Britain’s car industry is another pressure-point. Britain is home to just one large battery plant, or gigafactory, a facility in Sunderland run by China’s Envision. There are more than 100 planned gigafactories in China and around 40 either already up and running or in the works in Europe. In America, which is offering subsidies worth up to half of a battery plant’s operating expenses, investment into electric-vehicle and battery plants surged to more than $73bn in 2022 alone, up from $6.2bn in 2019 (see chart). Tata Motors, the owner of Jaguar Land Rover (JLR), a luxury carmaker, is demanding more than £500m of government support for a new battery factory in Britain.
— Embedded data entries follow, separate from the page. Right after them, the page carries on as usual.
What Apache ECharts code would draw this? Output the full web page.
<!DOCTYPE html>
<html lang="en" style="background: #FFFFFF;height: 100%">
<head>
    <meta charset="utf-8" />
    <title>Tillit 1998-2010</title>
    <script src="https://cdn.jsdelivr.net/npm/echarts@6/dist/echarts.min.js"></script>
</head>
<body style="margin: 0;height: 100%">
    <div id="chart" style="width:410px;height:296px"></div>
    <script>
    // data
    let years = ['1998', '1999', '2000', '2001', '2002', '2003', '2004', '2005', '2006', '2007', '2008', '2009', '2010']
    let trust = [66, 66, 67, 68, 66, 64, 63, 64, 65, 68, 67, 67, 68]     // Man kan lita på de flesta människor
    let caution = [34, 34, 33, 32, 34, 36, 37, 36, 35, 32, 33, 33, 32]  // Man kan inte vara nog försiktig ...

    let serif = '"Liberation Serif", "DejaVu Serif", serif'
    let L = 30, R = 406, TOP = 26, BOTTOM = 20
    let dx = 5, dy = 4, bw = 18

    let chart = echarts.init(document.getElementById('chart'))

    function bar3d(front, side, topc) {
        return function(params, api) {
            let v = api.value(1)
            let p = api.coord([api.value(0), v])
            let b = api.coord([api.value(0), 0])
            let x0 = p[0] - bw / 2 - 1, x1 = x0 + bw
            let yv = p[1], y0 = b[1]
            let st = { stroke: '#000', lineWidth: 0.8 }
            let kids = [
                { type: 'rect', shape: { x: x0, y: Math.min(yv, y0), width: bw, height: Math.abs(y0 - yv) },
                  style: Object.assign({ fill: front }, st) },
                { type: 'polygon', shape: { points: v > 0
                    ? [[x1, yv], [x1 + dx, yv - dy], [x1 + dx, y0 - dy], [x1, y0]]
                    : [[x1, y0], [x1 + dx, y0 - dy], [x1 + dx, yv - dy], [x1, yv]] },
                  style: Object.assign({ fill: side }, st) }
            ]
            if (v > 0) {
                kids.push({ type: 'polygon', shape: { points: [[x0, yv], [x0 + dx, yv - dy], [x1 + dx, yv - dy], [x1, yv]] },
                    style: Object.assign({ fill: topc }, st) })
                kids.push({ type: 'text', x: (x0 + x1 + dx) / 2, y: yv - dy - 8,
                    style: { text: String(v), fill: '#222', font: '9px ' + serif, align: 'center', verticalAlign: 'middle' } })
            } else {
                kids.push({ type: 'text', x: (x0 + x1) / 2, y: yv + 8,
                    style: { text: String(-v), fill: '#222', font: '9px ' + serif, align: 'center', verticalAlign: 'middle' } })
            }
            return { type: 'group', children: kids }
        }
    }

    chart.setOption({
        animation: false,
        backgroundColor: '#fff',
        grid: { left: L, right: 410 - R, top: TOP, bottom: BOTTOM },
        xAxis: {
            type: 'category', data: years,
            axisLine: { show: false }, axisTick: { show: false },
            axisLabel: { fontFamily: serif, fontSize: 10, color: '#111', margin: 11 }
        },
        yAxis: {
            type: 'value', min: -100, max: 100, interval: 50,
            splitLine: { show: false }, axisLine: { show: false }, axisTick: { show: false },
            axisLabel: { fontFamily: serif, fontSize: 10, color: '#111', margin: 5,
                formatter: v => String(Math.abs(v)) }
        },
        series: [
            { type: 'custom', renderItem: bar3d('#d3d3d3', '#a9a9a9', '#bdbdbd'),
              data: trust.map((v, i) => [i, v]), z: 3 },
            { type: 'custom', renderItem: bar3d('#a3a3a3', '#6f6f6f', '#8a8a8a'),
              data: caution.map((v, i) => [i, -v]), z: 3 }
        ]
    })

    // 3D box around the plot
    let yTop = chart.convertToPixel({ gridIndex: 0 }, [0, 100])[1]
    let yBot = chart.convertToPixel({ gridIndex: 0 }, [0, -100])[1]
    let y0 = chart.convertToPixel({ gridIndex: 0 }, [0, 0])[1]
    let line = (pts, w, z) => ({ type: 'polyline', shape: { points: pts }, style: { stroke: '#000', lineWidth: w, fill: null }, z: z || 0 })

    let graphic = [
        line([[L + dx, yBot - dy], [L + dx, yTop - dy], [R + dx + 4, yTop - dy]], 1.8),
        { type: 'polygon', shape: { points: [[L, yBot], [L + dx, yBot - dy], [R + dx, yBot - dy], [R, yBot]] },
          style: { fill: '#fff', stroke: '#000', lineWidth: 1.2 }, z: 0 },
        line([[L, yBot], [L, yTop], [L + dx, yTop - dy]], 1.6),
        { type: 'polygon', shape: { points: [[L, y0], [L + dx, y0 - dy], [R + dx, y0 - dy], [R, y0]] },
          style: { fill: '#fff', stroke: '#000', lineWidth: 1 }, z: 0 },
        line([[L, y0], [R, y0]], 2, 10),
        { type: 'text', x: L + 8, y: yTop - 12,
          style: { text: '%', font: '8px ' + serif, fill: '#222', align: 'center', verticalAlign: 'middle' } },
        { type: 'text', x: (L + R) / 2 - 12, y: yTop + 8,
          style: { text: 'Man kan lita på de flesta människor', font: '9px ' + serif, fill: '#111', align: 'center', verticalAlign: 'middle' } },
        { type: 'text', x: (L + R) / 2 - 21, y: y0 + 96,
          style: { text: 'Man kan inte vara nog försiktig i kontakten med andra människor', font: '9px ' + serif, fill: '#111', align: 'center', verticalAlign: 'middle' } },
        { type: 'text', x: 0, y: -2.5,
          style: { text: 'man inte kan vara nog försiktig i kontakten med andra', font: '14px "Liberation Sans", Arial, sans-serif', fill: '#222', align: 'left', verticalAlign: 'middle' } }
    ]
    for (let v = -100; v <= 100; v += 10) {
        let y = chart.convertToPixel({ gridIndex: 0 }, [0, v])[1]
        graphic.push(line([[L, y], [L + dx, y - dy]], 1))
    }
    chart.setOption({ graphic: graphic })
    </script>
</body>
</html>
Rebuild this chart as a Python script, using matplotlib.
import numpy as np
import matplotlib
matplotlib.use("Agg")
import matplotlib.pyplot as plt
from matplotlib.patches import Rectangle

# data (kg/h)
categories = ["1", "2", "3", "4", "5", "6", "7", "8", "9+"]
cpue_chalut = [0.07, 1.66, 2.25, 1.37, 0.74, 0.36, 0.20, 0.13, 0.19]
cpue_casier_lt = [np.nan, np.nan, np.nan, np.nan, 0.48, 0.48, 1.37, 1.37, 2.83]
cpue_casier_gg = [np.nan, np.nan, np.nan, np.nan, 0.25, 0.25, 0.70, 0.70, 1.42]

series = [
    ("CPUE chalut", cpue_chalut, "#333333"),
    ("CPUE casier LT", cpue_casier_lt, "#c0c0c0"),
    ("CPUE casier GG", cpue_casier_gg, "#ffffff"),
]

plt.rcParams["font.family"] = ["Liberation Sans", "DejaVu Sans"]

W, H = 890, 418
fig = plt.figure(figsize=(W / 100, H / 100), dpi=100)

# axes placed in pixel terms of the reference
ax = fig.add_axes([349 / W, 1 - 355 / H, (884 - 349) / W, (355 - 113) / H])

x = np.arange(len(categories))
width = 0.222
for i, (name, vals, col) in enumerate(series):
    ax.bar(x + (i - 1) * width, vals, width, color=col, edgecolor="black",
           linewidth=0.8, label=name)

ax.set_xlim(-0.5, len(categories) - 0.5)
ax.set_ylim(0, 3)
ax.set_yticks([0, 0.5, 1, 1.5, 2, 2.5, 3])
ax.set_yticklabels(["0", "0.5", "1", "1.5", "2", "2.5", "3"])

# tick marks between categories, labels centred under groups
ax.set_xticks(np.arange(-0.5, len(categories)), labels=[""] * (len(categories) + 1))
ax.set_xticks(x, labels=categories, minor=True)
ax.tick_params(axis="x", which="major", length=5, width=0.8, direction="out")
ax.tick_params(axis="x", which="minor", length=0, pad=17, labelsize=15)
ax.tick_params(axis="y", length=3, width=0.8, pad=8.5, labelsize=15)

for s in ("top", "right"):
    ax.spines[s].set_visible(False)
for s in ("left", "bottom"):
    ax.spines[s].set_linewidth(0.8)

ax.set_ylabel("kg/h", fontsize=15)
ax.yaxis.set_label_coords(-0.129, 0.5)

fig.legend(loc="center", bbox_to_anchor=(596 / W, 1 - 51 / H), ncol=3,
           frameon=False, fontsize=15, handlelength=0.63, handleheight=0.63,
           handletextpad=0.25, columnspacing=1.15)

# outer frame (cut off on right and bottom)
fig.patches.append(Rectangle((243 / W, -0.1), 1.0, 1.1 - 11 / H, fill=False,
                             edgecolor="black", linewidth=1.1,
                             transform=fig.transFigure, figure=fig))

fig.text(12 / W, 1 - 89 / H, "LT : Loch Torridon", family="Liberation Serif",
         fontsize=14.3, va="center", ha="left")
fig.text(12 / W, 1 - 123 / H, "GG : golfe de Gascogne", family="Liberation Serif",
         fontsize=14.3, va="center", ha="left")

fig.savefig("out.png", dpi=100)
AMTE Power, one of Britain’s few surviving battery-makers, is considering shifting manufacturing to America.

Steelmaking is also under strain. The government has offered Tata Steel, an Indian producer behind Britain’s biggest steelworks at Port Talbot in Wales, and British Steel, another industry giant, about £300m each to shift to cleaner technologies. But Tata Steel estimates it needs up to £3bn; it says the absence of funding could force it to shut its plant. Nearly eight out of ten bosses believe that Britain should do more to subsidise green industries, according to a poll of more than 850 executives by the Institute of Directors, a lobby group.

So far, Britain’s response has been muted. The country’s experience of nationalisations and industrial subsidies has not been a happy one; the government says it wants to steer clear of protectionism. It is being dragged into the arms race anyway, according to Raoul Ruparel of Boston Consulting Group, a consultancy. “The landscape has shifted,” he says.
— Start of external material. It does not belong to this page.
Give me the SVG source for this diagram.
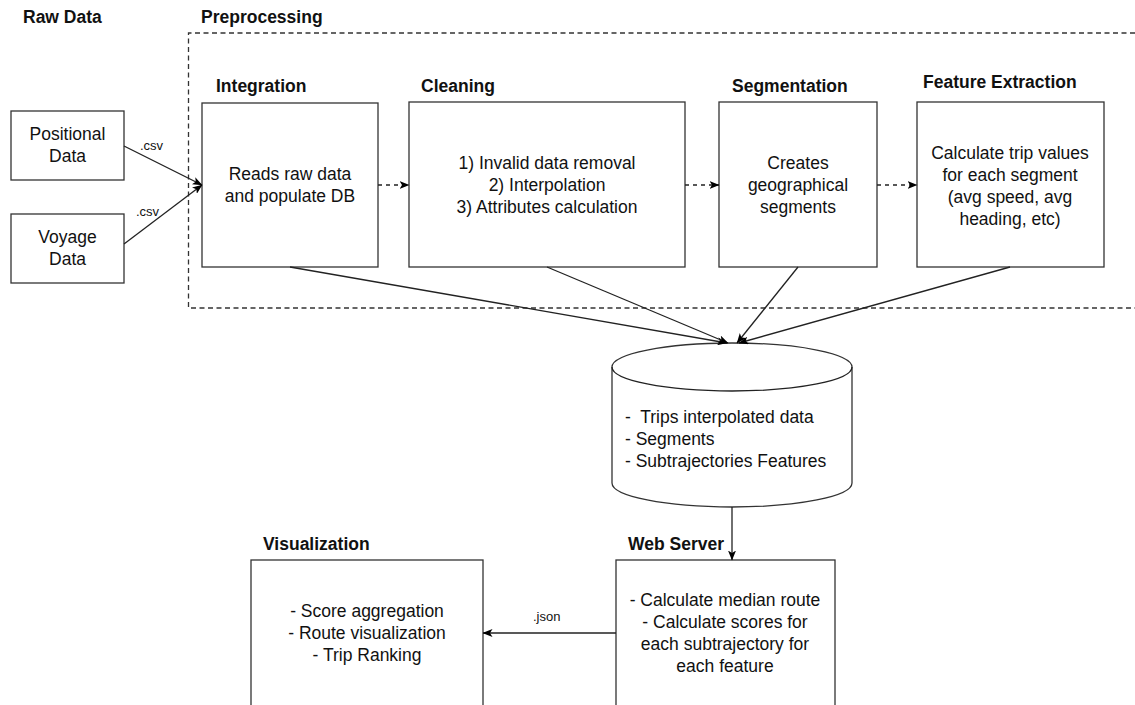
<svg xmlns="http://www.w3.org/2000/svg" width="1135" height="705" viewBox="0 0 1135 705">
<defs>
<marker id="arr" viewBox="0 0 10 8" refX="9.5" refY="4" markerWidth="10" markerHeight="8" markerUnits="userSpaceOnUse" orient="auto">
<path d="M0,0 L10,4 L0,8 L2.5,4 z" fill="#000"/>
</marker>
<style>
text{font-family:"Liberation Sans",Arial,sans-serif;fill:#111}
.t{font-size:17.5px;text-anchor:middle}
.tl{font-size:17.5px;white-space:pre}
.h{font-size:17.5px;font-weight:bold}
.s{font-size:13px}
.box{fill:#fff;stroke:#333;stroke-width:1.3}
.ln{fill:none;stroke:#222;stroke-width:1.3}
.dash{fill:none;stroke:#222;stroke-width:1.3;stroke-dasharray:4 4}
</style>
</defs>
<rect width="1135" height="705" fill="#fff"/>

<g id="labels">
<text class="h" x="23" y="23">Raw Data</text>
<text class="h" x="201" y="23">Preprocessing</text>
</g>

<g id="preprocessing">
<path d="M1135,33 H188.5 V308 H1135" fill="none" stroke="#333" stroke-width="1.3" stroke-dasharray="5 3.5"/>
</g>

<g id="positional">
<rect class="box" x="11" y="111" width="113" height="69"/>
<text class="t" x="67.5" y="140">Positional</text>
<text class="t" x="67.5" y="162">Data</text>
</g>
<g id="voyage">
<rect class="box" x="11" y="214" width="113" height="69"/>
<text class="t" x="67.5" y="243">Voyage</text>
<text class="t" x="67.5" y="265">Data</text>
</g>

<g id="integration">
<text class="h" x="216" y="92">Integration</text>
<rect class="box" x="202" y="103" width="176" height="164"/>
<text class="t" x="290" y="180">Reads raw data</text>
<text class="t" x="290" y="202">and populate DB</text>
</g>

<g id="cleaning">
<text class="h" x="421" y="92">Cleaning</text>
<rect class="box" x="409" y="102" width="276" height="165"/>
<text class="t" x="547" y="169">1) Invalid data removal</text>
<text class="t" x="547" y="191">2) Interpolation</text>
<text class="t" x="547" y="213">3) Attributes calculation</text>
</g>

<g id="segmentation">
<text class="h" x="732" y="92">Segmentation</text>
<rect class="box" x="719" y="102" width="158" height="165"/>
<text class="t" x="798" y="169">Creates</text>
<text class="t" x="798" y="191">geographical</text>
<text class="t" x="798" y="213">segments</text>
</g>

<g id="feature">
<text class="h" x="923" y="88">Feature Extraction</text>
<rect class="box" x="917" y="102" width="187" height="165"/>
<text class="t" x="1010" y="159">Calculate trip values</text>
<text class="t" x="1010" y="181">for each segment</text>
<text class="t" x="1010" y="203">(avg speed, avg</text>
<text class="t" x="1010" y="225">heading, etc)</text>
</g>

<g id="database">
<path class="box" d="M612,367 A120,24 0 0 1 852,367 V483 A120,24 0 0 1 612,483 Z"/>
<path class="ln" d="M612,367 A120,24 0 0 0 852,367"/>
<text class="tl" x="625" y="423">-  Trips interpolated data</text>
<text class="tl" x="625" y="445">- Segments</text>
<text class="tl" x="625" y="467">- Subtrajectories Features</text>
</g>

<g id="webserver">
<text class="h" x="628" y="550">Web Server</text>
<rect class="box" x="616" y="560" width="219" height="150"/>
<text class="t" x="725" y="606">- Calculate median route</text>
<text class="t" x="725" y="628">- Calculate scores for</text>
<text class="t" x="725" y="650">each subtrajectory for</text>
<text class="t" x="725" y="672">each feature</text>
</g>

<g id="visualization">
<text class="h" x="263" y="550">Visualization</text>
<rect class="box" x="251" y="560" width="232" height="150"/>
<text class="t" x="367" y="617">- Score aggregation</text>
<text class="t" x="367" y="639">- Route visualization</text>
<text class="t" x="367" y="661">- Trip Ranking</text>
</g>

<g id="connectors">
<line class="ln" x1="124" y1="146" x2="202" y2="185" marker-end="url(#arr)"/>
<line class="ln" x1="124" y1="244" x2="202" y2="185" marker-end="url(#arr)"/>
<text class="s" x="140" y="150">.csv</text>
<text class="s" x="136" y="216">.csv</text>
<line class="dash" x1="378" y1="185" x2="409" y2="185" marker-end="url(#arr)"/>
<line class="dash" x1="685" y1="185" x2="719" y2="185" marker-end="url(#arr)"/>
<line class="dash" x1="877" y1="185" x2="917" y2="185" marker-end="url(#arr)"/>
<line class="ln" x1="290" y1="267" x2="727" y2="343" marker-end="url(#arr)"/>
<line class="ln" x1="547" y1="267" x2="728" y2="343" marker-end="url(#arr)"/>
<line class="ln" x1="798" y1="267" x2="737" y2="343" marker-end="url(#arr)"/>
<line class="ln" x1="1010" y1="267" x2="739" y2="343" marker-end="url(#arr)"/>
<line class="ln" x1="732" y1="507" x2="732" y2="560" marker-end="url(#arr)"/>
<line class="ln" x1="616" y1="633" x2="483" y2="633" marker-end="url(#arr)"/>
<text class="s" x="533" y="621">.json</text>
</g>
</svg>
If Britain is forced to spray more cash around, it will have to do in a targeted way: it cannot compete with the deep pockets of the world’s largest economic blocs. That means it will have to rely on non-financial attractions, too. According to a poll by MakeUK, a trade group, seven in ten manufacturers are in favour of an industrial strategy that focuses on skills; over half want the government to focus on boosting research and development.
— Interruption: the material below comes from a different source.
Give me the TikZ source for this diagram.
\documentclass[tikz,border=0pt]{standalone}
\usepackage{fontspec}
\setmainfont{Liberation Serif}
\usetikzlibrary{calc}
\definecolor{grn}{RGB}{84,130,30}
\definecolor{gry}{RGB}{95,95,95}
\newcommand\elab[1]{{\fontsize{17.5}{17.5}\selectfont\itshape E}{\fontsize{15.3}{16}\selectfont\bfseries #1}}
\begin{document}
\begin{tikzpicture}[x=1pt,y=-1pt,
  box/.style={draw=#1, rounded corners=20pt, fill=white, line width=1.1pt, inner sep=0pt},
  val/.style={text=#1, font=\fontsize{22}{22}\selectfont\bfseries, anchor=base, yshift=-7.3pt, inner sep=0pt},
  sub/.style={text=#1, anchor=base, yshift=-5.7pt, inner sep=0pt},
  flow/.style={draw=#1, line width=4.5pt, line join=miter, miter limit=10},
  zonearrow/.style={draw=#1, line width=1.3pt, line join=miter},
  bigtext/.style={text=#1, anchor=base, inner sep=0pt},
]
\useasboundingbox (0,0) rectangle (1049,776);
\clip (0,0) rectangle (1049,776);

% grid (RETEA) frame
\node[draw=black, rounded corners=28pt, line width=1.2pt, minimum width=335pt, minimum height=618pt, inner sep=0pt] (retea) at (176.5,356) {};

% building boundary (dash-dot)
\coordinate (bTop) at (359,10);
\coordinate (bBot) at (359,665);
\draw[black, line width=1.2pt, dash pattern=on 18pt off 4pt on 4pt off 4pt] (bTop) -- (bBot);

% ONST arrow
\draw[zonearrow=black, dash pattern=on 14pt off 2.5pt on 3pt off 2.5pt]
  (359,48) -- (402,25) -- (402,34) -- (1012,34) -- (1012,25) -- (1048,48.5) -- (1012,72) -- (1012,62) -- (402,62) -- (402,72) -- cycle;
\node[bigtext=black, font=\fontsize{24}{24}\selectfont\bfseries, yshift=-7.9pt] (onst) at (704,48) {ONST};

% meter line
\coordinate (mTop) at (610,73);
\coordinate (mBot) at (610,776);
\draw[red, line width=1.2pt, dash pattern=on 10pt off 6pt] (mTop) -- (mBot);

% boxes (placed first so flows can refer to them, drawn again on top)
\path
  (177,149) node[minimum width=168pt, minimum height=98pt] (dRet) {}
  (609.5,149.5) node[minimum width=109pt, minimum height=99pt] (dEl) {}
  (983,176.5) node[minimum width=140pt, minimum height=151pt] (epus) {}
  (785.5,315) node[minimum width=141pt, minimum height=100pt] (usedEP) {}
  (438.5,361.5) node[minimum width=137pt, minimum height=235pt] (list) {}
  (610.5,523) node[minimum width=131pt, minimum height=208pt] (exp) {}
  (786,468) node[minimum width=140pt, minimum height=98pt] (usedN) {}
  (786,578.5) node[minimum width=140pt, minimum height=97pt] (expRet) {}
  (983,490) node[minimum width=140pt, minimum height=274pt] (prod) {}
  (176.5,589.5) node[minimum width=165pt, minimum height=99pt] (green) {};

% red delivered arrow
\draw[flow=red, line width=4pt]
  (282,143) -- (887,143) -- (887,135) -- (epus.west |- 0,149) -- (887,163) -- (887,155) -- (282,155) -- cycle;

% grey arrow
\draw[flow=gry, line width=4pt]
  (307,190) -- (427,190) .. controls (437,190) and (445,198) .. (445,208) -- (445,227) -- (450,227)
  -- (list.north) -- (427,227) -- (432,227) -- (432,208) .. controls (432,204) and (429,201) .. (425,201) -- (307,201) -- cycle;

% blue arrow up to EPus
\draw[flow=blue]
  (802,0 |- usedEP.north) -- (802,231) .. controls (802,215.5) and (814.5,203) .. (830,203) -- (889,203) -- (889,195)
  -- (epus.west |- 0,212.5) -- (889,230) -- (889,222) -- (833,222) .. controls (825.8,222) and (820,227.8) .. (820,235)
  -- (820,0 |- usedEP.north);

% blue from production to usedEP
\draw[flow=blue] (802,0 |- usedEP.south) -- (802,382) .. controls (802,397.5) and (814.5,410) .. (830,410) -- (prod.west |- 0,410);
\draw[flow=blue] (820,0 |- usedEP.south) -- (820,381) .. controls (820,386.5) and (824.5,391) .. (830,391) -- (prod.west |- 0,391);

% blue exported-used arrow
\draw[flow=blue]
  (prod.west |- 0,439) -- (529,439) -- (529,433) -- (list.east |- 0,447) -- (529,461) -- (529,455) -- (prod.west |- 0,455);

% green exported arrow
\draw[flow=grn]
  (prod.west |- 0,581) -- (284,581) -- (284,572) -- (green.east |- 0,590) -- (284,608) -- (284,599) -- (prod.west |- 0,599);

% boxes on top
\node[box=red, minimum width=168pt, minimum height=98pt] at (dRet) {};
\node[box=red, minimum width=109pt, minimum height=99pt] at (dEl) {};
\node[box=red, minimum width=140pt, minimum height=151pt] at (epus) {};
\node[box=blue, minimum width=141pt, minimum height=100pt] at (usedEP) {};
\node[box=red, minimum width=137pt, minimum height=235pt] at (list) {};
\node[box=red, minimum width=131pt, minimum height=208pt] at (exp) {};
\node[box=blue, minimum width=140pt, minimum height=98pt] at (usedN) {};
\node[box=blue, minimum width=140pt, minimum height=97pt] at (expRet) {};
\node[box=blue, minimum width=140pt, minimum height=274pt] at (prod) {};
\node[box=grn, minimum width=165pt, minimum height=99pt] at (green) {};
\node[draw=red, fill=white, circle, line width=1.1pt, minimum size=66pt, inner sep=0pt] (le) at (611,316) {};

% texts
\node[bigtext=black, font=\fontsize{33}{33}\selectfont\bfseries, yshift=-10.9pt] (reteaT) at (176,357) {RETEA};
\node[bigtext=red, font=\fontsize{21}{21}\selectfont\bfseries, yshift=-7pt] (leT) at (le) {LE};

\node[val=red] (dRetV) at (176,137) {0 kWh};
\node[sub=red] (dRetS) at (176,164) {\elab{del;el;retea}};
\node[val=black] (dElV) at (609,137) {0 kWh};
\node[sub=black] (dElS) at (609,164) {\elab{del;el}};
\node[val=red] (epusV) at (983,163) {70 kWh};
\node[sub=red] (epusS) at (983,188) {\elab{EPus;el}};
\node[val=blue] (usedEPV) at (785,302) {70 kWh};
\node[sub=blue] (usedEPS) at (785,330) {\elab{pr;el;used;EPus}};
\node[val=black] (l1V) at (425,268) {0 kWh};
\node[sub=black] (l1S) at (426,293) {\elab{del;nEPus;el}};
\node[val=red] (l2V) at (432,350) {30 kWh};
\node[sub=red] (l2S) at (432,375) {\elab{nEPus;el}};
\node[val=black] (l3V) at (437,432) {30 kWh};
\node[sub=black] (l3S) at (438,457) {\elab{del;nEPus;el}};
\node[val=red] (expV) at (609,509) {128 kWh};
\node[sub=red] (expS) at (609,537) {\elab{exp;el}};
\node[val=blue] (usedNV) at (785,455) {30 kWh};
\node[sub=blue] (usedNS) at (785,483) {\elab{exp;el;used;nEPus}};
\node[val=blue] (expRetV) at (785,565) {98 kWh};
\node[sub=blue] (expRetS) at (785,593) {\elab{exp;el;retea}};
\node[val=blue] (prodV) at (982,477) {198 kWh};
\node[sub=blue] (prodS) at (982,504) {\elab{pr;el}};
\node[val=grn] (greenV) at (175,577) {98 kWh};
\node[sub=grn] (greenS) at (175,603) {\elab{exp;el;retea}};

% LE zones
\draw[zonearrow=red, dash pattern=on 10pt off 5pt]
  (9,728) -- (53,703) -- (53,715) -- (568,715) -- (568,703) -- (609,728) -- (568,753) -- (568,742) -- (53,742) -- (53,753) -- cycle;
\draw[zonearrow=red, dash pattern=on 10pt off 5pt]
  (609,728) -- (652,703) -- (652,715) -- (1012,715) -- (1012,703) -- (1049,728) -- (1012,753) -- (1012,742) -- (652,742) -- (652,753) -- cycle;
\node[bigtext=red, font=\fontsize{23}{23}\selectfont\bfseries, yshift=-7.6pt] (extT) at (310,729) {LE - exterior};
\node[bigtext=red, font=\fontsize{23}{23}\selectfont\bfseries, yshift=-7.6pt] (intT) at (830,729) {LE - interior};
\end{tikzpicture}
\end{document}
There are simpler fixes. More continuity in Whitehall would help. The department in charge of industrial policy has been reorganised five times in the past 15 years. In that time, more than a dozen different secretaries of state responsible for business and industrial strategy have taken the mantle. Regulatory clarity is another way to encourage investment. Mr Ruparel reckons extra detail on policies such as a proposed ban on the sale of internal-combustion-engine cars by 2030 would jump-start private-sector activity. There are lots of unanswered questions—about the precise timing of the policy, which charging technologies will become the gold standard for electric vehicles and who will pay for the infrastructure. Such uncertainty impedes decision-making.

Removing permitting bottlenecks is another good idea. It takes far longer to approve a wind farm than to build it. Fast-tracking renewable-energy projects or automatically approving permit applications if planning authorities take too long to reach a decision could drastically speed up projects, according to the Energy Transition Commission, a think-tank.

Even then, for companies like Tevva, the incentive of hard cash is pretty hard to beat. For now, the firm’s 7.5-tonne electric lorry is eligible for the British government’s plug-in truck grant, which removes up to £16,000 from the vehicle’s purchase price. But under Mr Biden’s green bonanza, heavy-duty trucks like Tevva’s qualify for tax credits of up to $40,000 (£31,928) per vehicle if they are made locally. The IRA is a game-changer, says Mr Bennett. “It means that [America] is going to be the world leader in these technologies.”